[Request] Output the line that holds "Recreate this image", the line that holds "ax = fig.add_axes([-18.7", and every line between them, exactly, but none of the pictures.

* start Exercise materials *

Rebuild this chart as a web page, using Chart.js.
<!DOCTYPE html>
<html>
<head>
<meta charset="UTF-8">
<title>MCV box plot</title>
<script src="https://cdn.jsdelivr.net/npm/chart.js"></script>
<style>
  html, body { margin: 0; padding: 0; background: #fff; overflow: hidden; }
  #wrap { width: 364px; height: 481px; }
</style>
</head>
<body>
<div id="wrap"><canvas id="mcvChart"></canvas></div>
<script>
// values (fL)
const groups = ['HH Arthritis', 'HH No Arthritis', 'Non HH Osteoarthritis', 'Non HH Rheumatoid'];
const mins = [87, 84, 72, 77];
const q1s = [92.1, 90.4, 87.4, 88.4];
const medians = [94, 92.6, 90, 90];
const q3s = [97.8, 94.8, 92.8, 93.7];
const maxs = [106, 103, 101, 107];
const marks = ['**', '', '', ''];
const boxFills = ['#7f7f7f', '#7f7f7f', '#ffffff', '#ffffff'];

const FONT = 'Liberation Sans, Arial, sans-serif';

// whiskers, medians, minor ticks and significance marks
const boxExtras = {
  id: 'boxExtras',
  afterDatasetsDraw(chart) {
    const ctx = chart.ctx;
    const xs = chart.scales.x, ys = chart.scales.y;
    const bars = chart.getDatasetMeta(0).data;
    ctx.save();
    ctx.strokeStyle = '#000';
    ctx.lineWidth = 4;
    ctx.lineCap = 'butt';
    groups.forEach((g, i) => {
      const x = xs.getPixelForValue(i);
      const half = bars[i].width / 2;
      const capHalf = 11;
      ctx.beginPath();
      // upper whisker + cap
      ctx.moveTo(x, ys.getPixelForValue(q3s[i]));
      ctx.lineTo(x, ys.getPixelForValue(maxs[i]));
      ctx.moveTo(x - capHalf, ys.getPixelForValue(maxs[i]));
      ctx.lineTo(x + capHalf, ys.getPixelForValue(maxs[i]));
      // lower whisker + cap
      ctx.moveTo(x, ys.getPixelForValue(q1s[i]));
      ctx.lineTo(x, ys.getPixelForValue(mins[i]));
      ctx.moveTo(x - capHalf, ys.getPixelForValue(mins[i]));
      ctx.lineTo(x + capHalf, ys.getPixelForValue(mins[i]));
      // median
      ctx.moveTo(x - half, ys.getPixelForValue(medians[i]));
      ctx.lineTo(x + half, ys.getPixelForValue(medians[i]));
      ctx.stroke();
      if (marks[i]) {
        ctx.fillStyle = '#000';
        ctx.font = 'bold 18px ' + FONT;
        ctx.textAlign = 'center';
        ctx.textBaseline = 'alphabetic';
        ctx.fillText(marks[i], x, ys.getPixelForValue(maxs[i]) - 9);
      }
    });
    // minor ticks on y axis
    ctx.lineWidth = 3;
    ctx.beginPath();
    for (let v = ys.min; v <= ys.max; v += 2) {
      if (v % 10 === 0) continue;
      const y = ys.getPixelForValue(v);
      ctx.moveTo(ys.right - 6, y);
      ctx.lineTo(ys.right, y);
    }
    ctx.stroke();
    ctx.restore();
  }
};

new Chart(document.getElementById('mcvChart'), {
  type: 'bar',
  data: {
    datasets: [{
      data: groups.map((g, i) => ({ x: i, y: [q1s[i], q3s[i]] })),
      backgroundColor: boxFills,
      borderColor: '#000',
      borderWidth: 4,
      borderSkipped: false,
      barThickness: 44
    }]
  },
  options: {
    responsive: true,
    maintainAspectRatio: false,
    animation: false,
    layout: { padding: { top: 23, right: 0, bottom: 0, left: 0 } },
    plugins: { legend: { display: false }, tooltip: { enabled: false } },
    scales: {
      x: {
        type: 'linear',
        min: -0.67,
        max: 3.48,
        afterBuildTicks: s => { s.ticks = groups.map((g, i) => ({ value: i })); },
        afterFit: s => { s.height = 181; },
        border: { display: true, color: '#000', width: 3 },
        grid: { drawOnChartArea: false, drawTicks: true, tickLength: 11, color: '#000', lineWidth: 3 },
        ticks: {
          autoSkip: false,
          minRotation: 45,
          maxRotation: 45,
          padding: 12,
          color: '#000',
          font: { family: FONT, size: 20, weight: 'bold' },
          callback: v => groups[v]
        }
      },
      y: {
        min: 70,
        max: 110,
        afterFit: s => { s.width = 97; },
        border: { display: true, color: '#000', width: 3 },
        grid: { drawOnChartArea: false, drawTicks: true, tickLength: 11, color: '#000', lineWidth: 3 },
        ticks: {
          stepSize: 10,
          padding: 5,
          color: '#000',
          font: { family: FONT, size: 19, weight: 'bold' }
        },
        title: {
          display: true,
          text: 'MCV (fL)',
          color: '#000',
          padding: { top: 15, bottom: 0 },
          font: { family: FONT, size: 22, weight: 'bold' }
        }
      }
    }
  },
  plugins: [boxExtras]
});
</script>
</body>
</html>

* end Exercise materials *
* start Exercise materials *

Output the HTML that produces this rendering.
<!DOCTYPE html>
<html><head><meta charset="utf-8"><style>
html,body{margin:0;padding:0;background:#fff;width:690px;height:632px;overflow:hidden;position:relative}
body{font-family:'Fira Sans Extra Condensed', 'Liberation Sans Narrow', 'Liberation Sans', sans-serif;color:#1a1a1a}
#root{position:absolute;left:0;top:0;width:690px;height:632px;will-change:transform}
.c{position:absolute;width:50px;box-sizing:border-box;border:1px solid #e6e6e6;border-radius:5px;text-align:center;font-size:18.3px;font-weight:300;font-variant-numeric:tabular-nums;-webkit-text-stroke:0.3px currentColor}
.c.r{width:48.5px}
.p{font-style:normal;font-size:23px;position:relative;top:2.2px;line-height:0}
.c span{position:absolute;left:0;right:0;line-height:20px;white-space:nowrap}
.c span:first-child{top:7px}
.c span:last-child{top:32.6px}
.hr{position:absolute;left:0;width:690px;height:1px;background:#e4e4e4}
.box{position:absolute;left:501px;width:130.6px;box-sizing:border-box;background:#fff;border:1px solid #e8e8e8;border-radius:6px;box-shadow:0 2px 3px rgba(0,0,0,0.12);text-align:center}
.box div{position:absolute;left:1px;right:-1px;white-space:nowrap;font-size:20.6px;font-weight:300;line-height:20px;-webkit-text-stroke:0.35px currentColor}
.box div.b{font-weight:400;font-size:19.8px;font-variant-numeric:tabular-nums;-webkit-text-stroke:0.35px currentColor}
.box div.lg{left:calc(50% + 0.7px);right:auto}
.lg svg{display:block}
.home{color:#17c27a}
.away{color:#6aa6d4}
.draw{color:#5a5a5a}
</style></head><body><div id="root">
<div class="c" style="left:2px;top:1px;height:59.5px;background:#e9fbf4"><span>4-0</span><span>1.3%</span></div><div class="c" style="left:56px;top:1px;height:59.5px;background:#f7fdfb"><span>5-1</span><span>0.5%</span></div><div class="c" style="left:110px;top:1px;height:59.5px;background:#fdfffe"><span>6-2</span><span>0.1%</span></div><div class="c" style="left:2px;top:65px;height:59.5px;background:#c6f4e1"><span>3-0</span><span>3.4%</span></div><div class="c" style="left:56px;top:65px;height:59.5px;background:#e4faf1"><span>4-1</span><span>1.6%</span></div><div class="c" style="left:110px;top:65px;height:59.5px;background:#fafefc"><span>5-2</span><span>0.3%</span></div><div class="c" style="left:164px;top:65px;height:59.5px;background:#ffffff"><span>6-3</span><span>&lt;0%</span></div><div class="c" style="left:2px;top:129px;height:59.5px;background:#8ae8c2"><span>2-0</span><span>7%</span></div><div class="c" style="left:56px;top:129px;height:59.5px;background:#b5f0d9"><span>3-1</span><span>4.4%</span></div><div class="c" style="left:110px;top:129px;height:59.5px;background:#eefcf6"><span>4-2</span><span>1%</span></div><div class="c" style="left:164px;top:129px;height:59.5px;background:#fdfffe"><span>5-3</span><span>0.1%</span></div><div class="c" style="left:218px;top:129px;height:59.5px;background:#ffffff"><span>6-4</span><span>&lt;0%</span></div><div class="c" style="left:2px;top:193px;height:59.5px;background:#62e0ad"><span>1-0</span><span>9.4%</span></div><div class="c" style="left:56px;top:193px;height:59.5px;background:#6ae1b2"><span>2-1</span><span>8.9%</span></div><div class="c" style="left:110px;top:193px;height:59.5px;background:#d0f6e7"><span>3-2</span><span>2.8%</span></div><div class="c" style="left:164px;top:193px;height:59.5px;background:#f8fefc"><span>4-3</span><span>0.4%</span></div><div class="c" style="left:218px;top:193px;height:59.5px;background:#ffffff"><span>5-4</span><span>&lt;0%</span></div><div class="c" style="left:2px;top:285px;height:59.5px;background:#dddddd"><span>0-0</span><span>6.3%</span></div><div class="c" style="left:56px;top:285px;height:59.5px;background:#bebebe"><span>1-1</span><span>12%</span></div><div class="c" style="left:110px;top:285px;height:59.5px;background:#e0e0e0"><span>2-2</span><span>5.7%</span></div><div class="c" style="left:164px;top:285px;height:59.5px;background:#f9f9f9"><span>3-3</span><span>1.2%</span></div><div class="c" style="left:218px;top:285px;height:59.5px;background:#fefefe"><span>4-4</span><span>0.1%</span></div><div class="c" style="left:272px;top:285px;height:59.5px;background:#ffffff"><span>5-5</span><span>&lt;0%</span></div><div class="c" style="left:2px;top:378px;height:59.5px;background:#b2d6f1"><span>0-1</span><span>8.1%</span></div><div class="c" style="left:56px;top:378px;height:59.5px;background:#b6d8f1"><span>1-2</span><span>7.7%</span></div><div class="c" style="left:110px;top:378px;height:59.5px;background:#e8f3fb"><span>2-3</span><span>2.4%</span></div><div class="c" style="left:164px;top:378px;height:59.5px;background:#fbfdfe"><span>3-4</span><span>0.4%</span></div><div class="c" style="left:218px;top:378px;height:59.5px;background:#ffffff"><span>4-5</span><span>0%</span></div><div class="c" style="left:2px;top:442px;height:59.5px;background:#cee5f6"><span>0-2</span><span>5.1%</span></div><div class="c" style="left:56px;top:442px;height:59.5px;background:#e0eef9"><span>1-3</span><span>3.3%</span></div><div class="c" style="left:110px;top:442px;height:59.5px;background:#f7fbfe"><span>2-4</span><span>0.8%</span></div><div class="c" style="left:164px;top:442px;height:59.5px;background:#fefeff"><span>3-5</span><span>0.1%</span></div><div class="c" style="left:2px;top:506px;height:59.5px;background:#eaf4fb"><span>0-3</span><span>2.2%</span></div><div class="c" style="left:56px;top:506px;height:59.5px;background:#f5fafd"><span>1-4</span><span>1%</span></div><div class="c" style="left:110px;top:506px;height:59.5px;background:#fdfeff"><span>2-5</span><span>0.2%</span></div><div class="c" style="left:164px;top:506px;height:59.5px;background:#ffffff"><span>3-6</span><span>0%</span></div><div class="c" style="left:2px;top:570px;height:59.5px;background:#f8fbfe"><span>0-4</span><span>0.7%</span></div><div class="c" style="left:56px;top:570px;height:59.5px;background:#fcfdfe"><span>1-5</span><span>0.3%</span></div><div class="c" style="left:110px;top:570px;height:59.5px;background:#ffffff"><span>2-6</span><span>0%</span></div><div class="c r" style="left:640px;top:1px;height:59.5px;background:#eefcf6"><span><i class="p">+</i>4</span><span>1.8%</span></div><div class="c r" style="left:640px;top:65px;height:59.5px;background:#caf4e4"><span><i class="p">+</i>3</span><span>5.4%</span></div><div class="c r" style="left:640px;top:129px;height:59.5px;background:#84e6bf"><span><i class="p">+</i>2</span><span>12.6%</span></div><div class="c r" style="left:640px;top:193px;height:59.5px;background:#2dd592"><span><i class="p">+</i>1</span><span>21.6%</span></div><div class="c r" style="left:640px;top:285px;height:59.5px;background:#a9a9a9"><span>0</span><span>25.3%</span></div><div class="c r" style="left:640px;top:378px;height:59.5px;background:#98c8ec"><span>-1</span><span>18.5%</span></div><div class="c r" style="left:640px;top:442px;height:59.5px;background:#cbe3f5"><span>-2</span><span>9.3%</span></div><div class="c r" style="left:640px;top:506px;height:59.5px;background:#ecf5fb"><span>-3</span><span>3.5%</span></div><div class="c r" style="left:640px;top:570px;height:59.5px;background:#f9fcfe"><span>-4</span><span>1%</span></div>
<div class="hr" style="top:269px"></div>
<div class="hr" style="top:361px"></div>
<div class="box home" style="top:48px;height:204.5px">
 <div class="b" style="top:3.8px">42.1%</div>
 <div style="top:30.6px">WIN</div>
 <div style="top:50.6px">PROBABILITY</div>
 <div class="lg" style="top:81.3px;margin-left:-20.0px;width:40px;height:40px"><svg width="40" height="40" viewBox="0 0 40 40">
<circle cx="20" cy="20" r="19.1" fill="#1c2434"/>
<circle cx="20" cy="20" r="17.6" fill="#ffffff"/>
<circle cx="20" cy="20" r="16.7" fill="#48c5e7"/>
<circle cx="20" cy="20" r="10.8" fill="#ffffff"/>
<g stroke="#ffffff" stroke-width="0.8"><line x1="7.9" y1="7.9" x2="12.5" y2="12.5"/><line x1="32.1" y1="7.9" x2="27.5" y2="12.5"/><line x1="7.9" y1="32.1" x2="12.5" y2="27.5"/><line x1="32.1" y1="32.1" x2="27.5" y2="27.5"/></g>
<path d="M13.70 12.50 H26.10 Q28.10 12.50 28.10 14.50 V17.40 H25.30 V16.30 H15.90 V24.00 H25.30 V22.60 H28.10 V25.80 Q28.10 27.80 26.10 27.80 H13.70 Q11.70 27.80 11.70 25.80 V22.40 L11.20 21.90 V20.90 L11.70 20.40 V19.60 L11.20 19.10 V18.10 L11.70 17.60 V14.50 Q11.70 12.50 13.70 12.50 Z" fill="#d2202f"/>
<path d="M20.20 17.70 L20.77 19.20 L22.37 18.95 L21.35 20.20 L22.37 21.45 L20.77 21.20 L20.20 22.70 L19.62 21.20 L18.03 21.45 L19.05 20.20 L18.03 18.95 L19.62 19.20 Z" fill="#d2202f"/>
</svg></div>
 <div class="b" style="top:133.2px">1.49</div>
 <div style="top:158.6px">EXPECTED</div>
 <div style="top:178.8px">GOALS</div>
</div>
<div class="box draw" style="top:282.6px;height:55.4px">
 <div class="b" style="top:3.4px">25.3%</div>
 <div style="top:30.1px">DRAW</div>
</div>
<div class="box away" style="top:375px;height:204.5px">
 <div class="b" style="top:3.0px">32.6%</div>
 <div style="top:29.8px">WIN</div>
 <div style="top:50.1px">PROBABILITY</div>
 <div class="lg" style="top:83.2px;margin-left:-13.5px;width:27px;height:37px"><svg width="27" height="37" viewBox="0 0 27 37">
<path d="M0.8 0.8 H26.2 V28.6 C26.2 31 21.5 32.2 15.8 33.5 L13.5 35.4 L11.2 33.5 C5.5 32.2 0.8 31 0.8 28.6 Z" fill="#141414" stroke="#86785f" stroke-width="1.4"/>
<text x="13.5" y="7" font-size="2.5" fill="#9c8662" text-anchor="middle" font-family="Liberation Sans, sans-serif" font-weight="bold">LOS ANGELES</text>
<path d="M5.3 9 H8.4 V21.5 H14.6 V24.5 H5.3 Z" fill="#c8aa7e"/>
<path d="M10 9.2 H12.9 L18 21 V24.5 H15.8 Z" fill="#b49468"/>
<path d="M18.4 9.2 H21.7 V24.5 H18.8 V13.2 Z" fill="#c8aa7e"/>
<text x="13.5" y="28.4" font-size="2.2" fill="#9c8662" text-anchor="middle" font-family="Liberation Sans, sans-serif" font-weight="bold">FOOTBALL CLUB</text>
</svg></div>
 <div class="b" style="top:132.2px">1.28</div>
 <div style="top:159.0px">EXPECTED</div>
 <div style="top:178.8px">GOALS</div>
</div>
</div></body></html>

* end Exercise materials *
* start Exercise materials *

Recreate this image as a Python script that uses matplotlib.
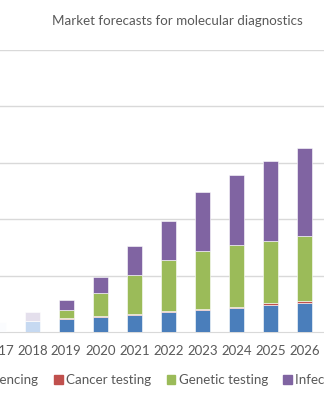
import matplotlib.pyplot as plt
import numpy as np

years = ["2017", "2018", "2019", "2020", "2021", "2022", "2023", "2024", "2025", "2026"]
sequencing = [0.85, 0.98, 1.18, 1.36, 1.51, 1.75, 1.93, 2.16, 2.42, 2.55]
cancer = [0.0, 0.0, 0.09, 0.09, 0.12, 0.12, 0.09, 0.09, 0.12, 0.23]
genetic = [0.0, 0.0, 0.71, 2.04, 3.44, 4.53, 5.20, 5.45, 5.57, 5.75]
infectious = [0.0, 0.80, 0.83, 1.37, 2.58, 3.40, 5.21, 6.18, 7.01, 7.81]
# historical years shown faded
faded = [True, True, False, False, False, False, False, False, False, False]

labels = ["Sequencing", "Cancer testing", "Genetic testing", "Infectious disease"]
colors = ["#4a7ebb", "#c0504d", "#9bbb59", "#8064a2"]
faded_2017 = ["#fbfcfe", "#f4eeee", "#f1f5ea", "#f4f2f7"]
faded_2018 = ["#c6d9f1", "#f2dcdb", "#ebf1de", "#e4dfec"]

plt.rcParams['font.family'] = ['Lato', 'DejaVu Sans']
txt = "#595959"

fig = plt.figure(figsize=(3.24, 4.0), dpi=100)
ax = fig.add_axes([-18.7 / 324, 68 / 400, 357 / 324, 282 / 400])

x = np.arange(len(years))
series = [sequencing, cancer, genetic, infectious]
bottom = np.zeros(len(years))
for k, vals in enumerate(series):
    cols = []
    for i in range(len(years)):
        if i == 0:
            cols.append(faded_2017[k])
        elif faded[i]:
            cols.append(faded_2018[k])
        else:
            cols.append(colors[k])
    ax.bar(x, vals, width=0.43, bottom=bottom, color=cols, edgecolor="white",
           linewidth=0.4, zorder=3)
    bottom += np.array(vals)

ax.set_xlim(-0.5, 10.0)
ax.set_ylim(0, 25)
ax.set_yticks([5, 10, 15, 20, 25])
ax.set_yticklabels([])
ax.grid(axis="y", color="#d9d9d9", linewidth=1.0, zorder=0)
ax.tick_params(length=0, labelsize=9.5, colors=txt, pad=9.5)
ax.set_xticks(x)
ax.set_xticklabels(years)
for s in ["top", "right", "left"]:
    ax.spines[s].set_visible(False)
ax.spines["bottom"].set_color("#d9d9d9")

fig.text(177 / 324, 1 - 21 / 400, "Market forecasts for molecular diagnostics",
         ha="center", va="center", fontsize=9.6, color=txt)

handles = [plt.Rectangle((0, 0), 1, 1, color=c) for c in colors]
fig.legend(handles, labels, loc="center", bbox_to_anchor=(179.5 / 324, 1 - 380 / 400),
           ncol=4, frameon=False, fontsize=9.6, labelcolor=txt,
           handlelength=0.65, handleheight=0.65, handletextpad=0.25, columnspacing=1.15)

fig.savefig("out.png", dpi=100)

* end Exercise materials *

[Finished exercise]
Recreate this image as a Python script that uses matplotlib.
import matplotlib.pyplot as plt
import numpy as np

years = ["2017", "2018", "2019", "2020", "2021", "2022", "2023", "2024", "2025", "2026"]
sequencing = [0.85, 0.98, 1.18, 1.36, 1.51, 1.75, 1.93, 2.16, 2.42, 2.55]
cancer = [0.0, 0.0, 0.09, 0.09, 0.12, 0.12, 0.09, 0.09, 0.12, 0.23]
genetic = [0.0, 0.0, 0.71, 2.04, 3.44, 4.53, 5.20, 5.45, 5.57, 5.75]
infectious = [0.0, 0.80, 0.83, 1.37, 2.58, 3.40, 5.21, 6.18, 7.01, 7.81]
# historical years shown faded
faded = [True, True, False, False, False, False, False, False, False, False]

labels = ["Sequencing", "Cancer testing", "Genetic testing", "Infectious disease"]
colors = ["#4a7ebb", "#c0504d", "#9bbb59", "#8064a2"]
faded_2017 = ["#fbfcfe", "#f4eeee", "#f1f5ea", "#f4f2f7"]
faded_2018 = ["#c6d9f1", "#f2dcdb", "#ebf1de", "#e4dfec"]

plt.rcParams['font.family'] = ['Lato', 'DejaVu Sans']
txt = "#595959"

fig = plt.figure(figsize=(3.24, 4.0), dpi=100)
ax = fig.add_axes([-18.7 / 324, 68 / 400, 357 / 324, 282 / 400])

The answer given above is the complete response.